#### [Problem requirements]
Reproduce exactly the lines below, from the first one through the line containing "const dbpMarker = rectMarker();", and omit any pictures.

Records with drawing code
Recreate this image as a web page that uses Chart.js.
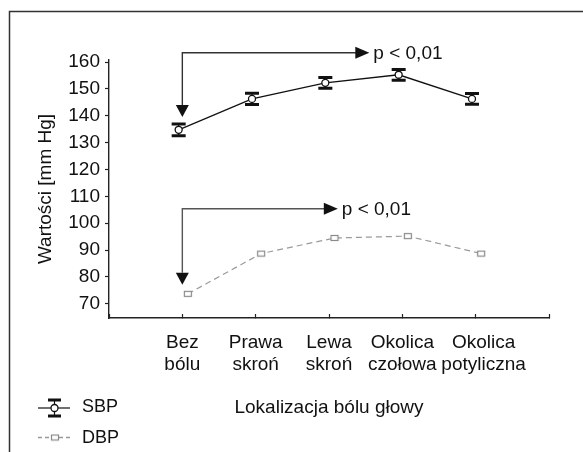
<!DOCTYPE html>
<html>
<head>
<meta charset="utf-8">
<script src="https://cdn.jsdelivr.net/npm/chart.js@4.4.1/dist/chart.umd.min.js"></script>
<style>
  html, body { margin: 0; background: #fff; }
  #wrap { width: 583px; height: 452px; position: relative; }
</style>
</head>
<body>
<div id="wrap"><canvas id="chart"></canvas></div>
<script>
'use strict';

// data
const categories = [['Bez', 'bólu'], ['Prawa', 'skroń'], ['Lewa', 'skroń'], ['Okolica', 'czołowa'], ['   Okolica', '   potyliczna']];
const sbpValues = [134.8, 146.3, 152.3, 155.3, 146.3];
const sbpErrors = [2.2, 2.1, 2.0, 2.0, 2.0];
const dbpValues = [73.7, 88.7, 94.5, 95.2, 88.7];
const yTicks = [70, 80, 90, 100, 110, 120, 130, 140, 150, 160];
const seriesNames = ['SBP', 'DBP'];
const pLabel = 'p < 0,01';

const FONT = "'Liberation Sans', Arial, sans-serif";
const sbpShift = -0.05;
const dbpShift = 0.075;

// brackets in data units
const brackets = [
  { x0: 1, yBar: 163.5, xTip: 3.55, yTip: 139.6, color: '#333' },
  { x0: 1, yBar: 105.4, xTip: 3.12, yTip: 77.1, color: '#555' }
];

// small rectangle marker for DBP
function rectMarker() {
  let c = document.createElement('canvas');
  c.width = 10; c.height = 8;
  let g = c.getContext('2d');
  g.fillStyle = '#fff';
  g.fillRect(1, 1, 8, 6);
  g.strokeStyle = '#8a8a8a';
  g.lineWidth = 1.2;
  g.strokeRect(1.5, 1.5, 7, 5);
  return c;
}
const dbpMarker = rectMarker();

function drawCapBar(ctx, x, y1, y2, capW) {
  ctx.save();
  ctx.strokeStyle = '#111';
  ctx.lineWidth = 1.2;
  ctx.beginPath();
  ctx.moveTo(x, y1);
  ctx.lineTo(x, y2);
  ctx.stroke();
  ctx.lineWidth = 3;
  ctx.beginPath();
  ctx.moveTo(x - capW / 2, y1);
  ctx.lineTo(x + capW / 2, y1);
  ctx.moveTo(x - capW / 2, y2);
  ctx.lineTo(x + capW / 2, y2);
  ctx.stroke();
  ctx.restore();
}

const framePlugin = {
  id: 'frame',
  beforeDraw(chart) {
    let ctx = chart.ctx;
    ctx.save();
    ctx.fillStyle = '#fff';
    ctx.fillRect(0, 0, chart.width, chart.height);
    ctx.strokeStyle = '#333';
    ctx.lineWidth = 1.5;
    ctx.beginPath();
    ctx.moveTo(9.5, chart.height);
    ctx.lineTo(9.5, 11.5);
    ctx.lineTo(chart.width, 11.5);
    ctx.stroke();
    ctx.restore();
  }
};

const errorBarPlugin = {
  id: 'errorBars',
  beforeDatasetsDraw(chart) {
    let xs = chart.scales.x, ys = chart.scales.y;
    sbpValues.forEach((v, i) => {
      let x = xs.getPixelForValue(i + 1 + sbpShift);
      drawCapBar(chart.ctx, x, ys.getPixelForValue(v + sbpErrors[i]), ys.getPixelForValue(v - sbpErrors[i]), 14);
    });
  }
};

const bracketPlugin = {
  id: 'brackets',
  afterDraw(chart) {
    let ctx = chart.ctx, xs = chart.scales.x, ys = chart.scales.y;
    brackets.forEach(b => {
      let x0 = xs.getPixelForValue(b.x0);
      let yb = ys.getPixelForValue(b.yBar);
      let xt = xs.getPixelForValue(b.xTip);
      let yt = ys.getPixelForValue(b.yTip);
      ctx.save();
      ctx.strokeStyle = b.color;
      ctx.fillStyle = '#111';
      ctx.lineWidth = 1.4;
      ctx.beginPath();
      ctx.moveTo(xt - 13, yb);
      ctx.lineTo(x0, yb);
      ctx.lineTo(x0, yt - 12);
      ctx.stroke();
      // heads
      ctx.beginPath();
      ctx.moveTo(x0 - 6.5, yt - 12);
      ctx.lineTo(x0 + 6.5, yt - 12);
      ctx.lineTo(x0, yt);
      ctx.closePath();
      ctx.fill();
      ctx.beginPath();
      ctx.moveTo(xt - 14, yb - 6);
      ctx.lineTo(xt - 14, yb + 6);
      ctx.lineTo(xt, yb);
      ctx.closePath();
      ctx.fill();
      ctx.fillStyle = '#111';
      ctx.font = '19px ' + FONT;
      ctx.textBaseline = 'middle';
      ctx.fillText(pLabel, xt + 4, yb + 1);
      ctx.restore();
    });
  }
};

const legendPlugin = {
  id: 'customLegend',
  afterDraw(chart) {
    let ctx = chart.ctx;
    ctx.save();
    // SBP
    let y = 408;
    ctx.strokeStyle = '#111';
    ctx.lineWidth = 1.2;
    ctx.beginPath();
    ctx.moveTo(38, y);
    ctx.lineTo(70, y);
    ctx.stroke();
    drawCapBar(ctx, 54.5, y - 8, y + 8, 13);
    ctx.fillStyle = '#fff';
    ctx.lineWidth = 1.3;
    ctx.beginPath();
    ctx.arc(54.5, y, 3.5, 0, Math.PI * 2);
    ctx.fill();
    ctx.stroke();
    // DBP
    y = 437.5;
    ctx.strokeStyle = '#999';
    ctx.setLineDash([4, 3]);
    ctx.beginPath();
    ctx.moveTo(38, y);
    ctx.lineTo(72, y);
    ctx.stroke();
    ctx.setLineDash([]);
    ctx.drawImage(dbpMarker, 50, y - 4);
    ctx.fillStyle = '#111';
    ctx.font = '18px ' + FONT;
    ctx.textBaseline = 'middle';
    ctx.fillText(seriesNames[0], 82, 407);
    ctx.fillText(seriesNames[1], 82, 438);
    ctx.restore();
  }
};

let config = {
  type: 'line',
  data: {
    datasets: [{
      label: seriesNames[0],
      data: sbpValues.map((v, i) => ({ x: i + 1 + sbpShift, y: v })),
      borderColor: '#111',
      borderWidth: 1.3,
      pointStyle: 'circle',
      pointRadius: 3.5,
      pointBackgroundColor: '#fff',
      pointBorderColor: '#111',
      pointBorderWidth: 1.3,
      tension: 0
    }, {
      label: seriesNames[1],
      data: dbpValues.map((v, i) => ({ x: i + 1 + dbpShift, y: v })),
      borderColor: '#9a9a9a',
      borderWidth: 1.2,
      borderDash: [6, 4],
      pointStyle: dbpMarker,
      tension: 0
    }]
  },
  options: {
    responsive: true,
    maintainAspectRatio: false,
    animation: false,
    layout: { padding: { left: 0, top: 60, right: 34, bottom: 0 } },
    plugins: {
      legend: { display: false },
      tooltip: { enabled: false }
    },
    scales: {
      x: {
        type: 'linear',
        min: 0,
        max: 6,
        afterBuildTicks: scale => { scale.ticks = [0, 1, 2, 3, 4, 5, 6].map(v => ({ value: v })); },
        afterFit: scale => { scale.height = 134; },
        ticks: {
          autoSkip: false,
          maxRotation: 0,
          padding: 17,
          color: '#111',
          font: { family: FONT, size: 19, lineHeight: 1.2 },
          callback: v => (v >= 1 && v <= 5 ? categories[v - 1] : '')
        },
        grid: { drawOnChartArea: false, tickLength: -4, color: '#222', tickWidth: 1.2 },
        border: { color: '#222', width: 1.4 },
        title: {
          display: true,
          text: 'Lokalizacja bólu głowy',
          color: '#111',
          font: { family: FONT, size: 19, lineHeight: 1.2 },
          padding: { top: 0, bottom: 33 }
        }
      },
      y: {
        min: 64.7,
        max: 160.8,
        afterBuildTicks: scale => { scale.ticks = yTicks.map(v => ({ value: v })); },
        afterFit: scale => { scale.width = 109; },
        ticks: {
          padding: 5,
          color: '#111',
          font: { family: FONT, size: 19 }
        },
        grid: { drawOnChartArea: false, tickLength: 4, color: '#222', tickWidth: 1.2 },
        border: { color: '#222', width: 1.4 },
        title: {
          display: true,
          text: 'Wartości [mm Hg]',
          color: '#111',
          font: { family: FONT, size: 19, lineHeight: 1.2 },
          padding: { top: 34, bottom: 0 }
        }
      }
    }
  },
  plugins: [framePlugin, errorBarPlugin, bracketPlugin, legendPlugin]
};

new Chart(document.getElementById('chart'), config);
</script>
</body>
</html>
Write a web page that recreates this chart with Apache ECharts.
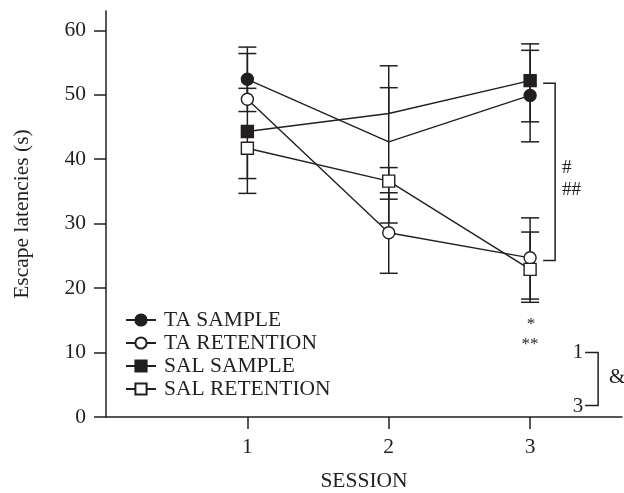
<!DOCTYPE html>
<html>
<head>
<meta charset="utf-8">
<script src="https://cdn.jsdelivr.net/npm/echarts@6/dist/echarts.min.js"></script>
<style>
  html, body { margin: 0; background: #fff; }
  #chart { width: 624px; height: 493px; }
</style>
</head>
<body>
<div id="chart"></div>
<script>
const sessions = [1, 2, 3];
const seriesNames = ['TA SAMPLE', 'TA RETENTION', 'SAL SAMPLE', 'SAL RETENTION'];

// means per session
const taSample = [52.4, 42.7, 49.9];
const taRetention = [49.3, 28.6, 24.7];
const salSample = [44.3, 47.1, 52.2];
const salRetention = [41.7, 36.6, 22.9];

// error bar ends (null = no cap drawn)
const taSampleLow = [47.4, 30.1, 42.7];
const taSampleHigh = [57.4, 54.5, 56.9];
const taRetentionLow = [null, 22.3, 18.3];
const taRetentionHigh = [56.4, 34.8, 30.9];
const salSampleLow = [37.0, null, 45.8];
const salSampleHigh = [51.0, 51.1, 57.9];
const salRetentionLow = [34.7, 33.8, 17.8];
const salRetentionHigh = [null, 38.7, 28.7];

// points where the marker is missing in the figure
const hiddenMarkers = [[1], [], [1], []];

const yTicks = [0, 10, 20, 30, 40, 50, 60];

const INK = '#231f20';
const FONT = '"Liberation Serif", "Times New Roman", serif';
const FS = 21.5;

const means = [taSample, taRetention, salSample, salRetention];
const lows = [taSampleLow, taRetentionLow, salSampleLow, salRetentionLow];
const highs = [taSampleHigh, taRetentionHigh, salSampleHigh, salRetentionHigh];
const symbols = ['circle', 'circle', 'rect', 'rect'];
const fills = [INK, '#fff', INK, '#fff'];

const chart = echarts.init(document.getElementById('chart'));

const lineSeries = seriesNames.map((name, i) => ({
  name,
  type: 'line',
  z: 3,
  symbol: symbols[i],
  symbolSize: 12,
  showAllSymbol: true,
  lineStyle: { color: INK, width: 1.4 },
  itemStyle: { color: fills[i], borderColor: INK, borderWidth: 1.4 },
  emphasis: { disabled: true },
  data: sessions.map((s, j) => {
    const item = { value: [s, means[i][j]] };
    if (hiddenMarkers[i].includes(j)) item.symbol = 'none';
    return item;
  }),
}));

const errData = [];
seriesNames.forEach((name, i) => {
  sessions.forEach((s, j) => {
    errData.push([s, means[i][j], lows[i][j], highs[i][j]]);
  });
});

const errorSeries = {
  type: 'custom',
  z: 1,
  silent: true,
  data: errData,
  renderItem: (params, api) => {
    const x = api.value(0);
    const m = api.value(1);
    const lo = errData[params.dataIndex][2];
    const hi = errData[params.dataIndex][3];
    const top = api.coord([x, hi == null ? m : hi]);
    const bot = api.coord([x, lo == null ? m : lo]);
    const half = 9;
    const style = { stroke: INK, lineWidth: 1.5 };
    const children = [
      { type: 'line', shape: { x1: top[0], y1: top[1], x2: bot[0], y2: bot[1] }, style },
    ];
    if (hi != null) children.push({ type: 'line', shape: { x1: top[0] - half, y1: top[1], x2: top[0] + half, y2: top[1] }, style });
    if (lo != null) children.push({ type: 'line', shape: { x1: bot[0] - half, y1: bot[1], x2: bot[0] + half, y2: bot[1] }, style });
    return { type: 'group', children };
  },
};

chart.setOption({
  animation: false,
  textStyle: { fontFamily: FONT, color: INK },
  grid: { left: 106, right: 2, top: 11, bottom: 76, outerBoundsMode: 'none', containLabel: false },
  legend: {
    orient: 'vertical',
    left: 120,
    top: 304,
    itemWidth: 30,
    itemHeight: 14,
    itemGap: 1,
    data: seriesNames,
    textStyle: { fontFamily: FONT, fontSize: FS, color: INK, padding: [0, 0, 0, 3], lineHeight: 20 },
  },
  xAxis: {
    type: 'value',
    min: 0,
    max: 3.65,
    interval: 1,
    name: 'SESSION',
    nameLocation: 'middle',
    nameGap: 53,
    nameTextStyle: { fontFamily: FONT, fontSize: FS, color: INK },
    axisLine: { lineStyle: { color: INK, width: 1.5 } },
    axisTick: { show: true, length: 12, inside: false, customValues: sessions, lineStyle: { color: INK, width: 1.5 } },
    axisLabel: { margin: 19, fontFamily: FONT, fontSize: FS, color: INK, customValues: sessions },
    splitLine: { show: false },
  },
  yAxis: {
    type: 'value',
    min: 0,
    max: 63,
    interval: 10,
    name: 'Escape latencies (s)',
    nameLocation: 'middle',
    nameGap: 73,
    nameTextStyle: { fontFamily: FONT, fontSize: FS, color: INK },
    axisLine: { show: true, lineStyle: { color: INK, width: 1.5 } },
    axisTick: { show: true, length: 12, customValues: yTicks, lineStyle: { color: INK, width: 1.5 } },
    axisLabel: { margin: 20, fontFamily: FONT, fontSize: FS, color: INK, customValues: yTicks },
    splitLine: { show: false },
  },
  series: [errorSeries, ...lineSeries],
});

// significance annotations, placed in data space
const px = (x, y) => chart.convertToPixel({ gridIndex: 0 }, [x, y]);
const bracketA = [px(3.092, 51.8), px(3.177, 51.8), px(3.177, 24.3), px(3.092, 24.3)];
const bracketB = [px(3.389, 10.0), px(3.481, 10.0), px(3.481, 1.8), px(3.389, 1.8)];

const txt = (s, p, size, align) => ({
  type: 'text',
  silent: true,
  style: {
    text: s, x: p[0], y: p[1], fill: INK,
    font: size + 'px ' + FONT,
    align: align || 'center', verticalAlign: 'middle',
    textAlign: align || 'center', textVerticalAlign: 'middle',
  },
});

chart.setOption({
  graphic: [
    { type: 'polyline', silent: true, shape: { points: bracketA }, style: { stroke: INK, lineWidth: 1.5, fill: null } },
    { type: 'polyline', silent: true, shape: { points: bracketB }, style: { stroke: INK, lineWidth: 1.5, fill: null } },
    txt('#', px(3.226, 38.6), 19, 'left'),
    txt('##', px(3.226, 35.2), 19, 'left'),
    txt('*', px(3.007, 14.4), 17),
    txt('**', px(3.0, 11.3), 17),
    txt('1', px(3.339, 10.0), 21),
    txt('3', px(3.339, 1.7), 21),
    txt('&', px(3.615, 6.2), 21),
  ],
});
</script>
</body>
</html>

#### [Exercise solution]
Recreate this image as a web page that uses Chart.js.
<!DOCTYPE html>
<html>
<head>
<meta charset="utf-8">
<script src="https://cdn.jsdelivr.net/npm/chart.js@4.4.1/dist/chart.umd.min.js"></script>
<style>
  html, body { margin: 0; background: #fff; }
  #wrap { width: 583px; height: 452px; position: relative; }
</style>
</head>
<body>
<div id="wrap"><canvas id="chart"></canvas></div>
<script>
'use strict';

// data
const categories = [['Bez', 'bólu'], ['Prawa', 'skroń'], ['Lewa', 'skroń'], ['Okolica', 'czołowa'], ['   Okolica', '   potyliczna']];
const sbpValues = [134.8, 146.3, 152.3, 155.3, 146.3];
const sbpErrors = [2.2, 2.1, 2.0, 2.0, 2.0];
const dbpValues = [73.7, 88.7, 94.5, 95.2, 88.7];
const yTicks = [70, 80, 90, 100, 110, 120, 130, 140, 150, 160];
const seriesNames = ['SBP', 'DBP'];
const pLabel = 'p < 0,01';

const FONT = "'Liberation Sans', Arial, sans-serif";
const sbpShift = -0.05;
const dbpShift = 0.075;

// brackets in data units
const brackets = [
  { x0: 1, yBar: 163.5, xTip: 3.55, yTip: 139.6, color: '#333' },
  { x0: 1, yBar: 105.4, xTip: 3.12, yTip: 77.1, color: '#555' }
];

// small rectangle marker for DBP
function rectMarker() {
  let c = document.createElement('canvas');
  c.width = 10; c.height = 8;
  let g = c.getContext('2d');
  g.fillStyle = '#fff';
  g.fillRect(1, 1, 8, 6);
  g.strokeStyle = '#8a8a8a';
  g.lineWidth = 1.2;
  g.strokeRect(1.5, 1.5, 7, 5);
  return c;
}
const dbpMarker = rectMarker();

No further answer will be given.